Son yıllarda sürdürülebilir ulaşım çözümlerine olan ilginin artmasıyla birlikte, elektrikli araç satışları her geçen gün yükseliş gösteriyor. İklim değişikliği ve çevresel kaygılar, bireylerin ve şirketlerin elektrikli araçlara yönelmesinde etkili bir rol oynamakta. Küresel ölçekte artan elektrikli araç talebi, hükümetlerin belirlediği emisyon hedeflerine ulaşmada önemli bir adım olarak değerlendiriliyor. Avrupa, Amerika ve Asya gibi bölgelerde yapılan araştırmalar, elektrikli araçların hem satışlarının hem de pazar paylarının hızla arttığını göstermektedir. Bu durum, otomotiv endüstrisinde devrim niteliğinde bir değişikliğe işaret ediyor.
Elektrikli araç satışları, 2023 yılı itibarıyla beklentilerin üzerinde bir artış gösterdi. Avrupa'da yapılan bir araştırmaya göre, elektrikli araçların pazar payı, 2022 yılında %10 iken, 2023 sonunda bu oranın %20'leri aşması bekleniyor. Bu artışın yanı sıra, ABD ve Çin gibi büyük otomobil pazarlarında da benzer bir trend gözlemleniyor. Örneğin, sadece 2022 yılında ABD'de elektrikli araç satışları bir önceki yıla göre %65 oranında arttı. Bu yükselişin arkasında yatan nedenler arasında, hükümet teşvikleri, daha uygun fiyatlı modellerin piyasaya sürülmesi ve şarj altyapısının güçlendirilmesi yer alıyor.

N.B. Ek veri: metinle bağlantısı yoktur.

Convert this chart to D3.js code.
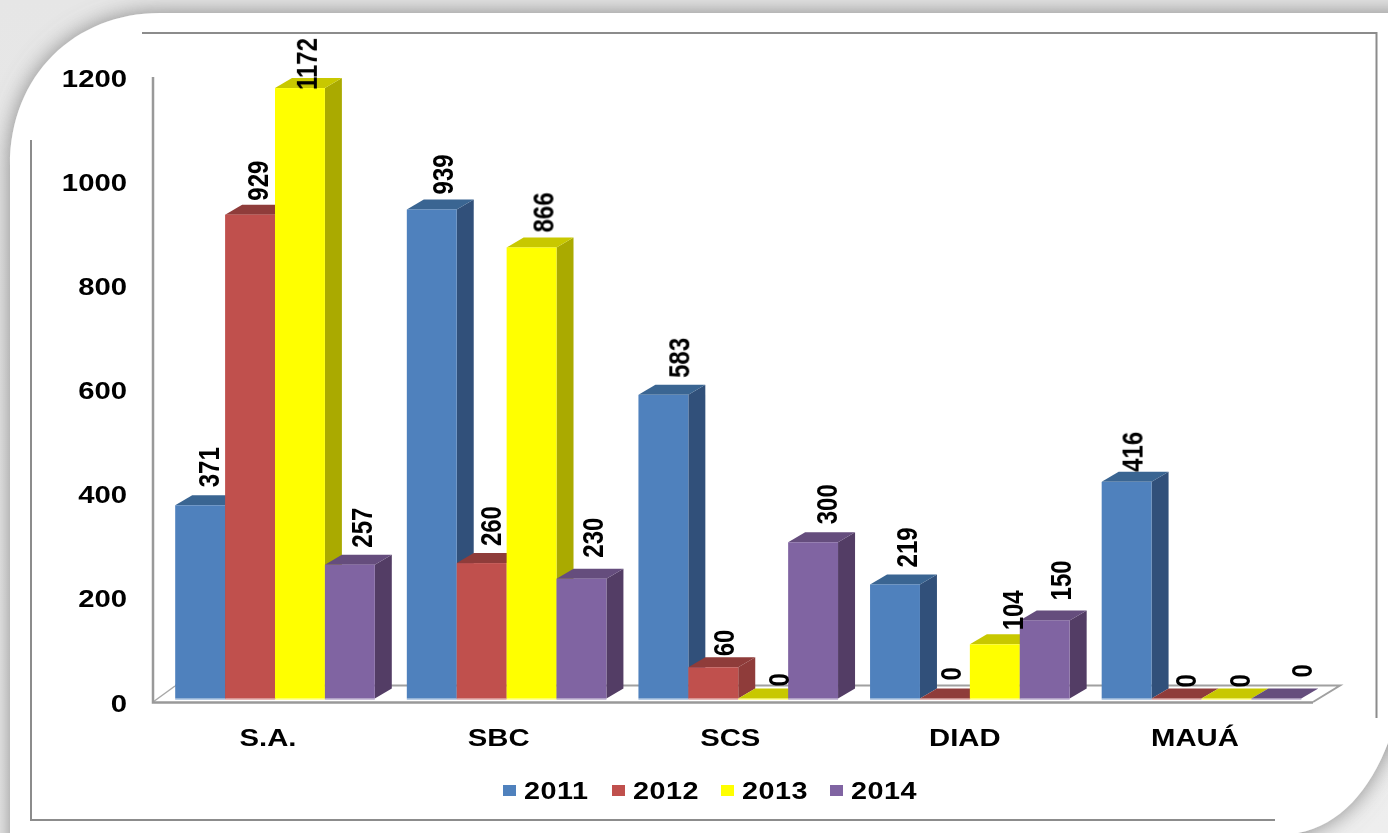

Otomotiv devleri de bu talebi karşılamak için elektrikli araç geliştirme programlarına hız veriyor. Tesla, Ford, Volkswagen ve General Motors gibi şirketler, yeni modellerini piyasaya sürerek tüketicilerin ilgisini çekmeye çalışıyor. Ayrıca, batarya teknolojisindeki gelişmeler de araçların menzilini artırarak tüketicilerin elektrikli araçlara olan güvenini pekiştiriyor. Artan satış rakamları, gidişatın olumlu yönde ilerlediğini gösterirken, aynı zamanda emisyon hedeflerine ulaşma umudunu da güçlendiriyor.
Birçok ülke, 2030 ve 2050 yıllarına kadar emisyon hedeflerini belirlemiş durumda. Avrupa Birliği, 2030 yılına kadar araç emisyonlarını %55 oranında azaltmayı hedefliyor. Bu hedefe ulaşmanın en etkili yollarından biri de elektrikli araçların yaygınlaştırılması. Hükümetler, petrol ve dizel araçların kullanımını azaltmak amacıyla çeşitli teşvikler sunmakta ve elektrikli araçlara geçişi hızlandıracak düzenlemeler yapmaktadır. Çeşitli raporlar, elektrikli araçların benimsenmesinin, küresel CO2 emisyonlarını önemli ölçüde azaltacağını öngörüyor.
Ancak, elektrikli araçların yaygın kullanımı, sadece satış rakamlarıyla sınırlı kalmıyor. Şarj istasyonlarının artırılması, batarya geri dönüşüm yollarının geliştirilmesi ve elektrik şebekelerinin bu yeni talebe yanıt verebilecek şekilde güçlendirilmesi gerekiyor. Elektrikli araçların iklim değişikliğiyle mücadeledeki rolü tartışmasız, ancak bu dönüşüm sürecinin sürdürülebilir olması için çok yönlü bir yaklaşım benimsemek şart. Otomobil endüstrisi, sadece araç üretmekle kalmayıp, bu araçların tüm yaşam döngüsünü dikkate alarak çevresel etkisinin azaltılmasına yönelik adımlar atmalıdır.
Sonuç olarak, elektrikli araçların yükselen satışları, emisyon hedeflerine ulaşma yolunda atılmış önemli bir adım olarak değerlendiriliyor. Hükümetler, işletmeler ve bireyler elektrikli araçlara yöneldikçe, çevresel etkilerin de azalması mümkün hale geliyor. Ancak bu sürecin başarısı, sadece araç satışına değil, aynı zamanda bu araçların desteklenmesi adına atılacak diğer adımlara da bağlı. Gelecekte elektrifikasyonun ne ölçüde hız kazanacağı ve emisyon hedeflerinin ne denli başarılı bir şekilde tutturulacağı, otomotiv endüstrisinin bu dönemdeki stratejik kararlarına bağlı olacak.